Pete Hamill is a bestselling author and an award-winning journalist. He's written for the New York Post, the Daily News, New York Newsday and more.

FictionAddiction.NET's Sue Reichard recently talked with Hamill about his book, Forever.

What kind of historical research did you do for the book?

I’ve been reading aspects of New York history for many years, to help me understand the city as a journalist. But this novel required that I look for details and forgotten characters in the New York narrative and search for turning points.

So I read again the classics: Edith Wharton, Henry James, Louis Auchincloss (for social details); the Stokes Iconography of Manhattan Island, along with about three hundred other books, including Gotham by Ed Burrows and Mike Wallace, The Epic of New York City by Edward Robb Ellis, and The Encyclopedia of New York by Kenneth T. Jackson. I pored through the diaries of Philip Hone and George Templeton Strong. I also looked at documents, drawings, paintings, photographs, and old newspapers. And, like Cormac O’Connor, my protagonist, I walked the streets.

Cormac O’Connor is a newspaperman who also paints, has an affinity for languages and doesn’t drink. How much of yourself is in this character?

I suppose more than I should admit.
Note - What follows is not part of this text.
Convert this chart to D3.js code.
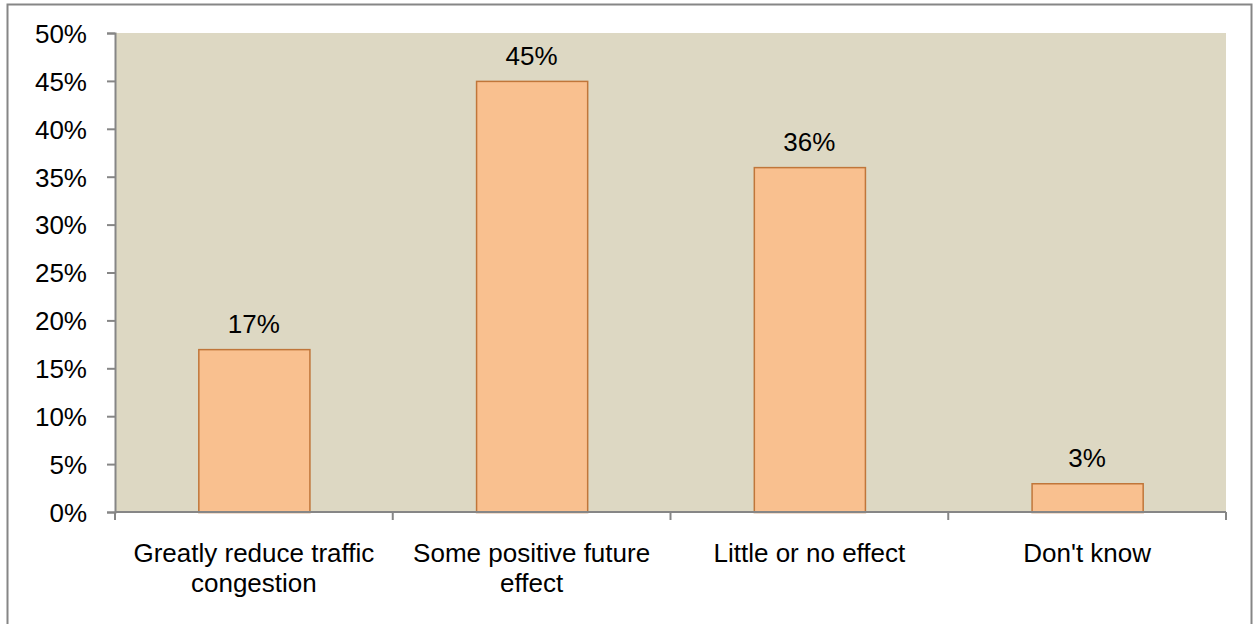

If I could live forever, I’d know more languages, read all those books, paint many pictures. I wouldn’t drink (and haven’t had a drink now in thirty years), but only so I could savor every minute. Alas, I will have a much shorter life span than Cormac.

You finished the original draft of Forever on September 10, 2001. In the aftermath of September 11, you knew you had to rewrite at least part of the novel. What was that process like? How were you able to write fiction about an event that was more horrible than anything that could be imagined?

In the first nine days after September 11, I didn’t think much about the novel at all. I was too busy working for the Daily News. Then I realized that I’d have to do the novel all over again. I simply couldn’t write a novel that went from New York in 1740 to the present and leave out the single worst calamity in the city’s history.

But I also knew that I couldn’t add a mere journalistic addendum. The last act had to be the last act from Cormac O’Connor’s point of view, not from mine. I drew on much of what I saw during those appalling days, of course, but I moved my fictional character Cormac through the streets in search of the woman he loves. It’s his journey, his September 11, not mine. That kind of search was made by hundreds of others, of course, but Cormac brought with him the whole history of the city.

What surprised me was how many portents already existed in the original draft. Cormac lived on Duane Street, with a view of the Woolworth Building and the Twin Towers. Delfina Cintron, the woman he loves, worked in the North Tower.

In early parts of the story, Cormac lived on Cortlandt Street, which was shoved aside to build the WTC. The challenge was to weave everything together as if composing a symphony, with certain notes struck early that are expanded later. The process was hard work, very detailed and nuanced, but never tedious.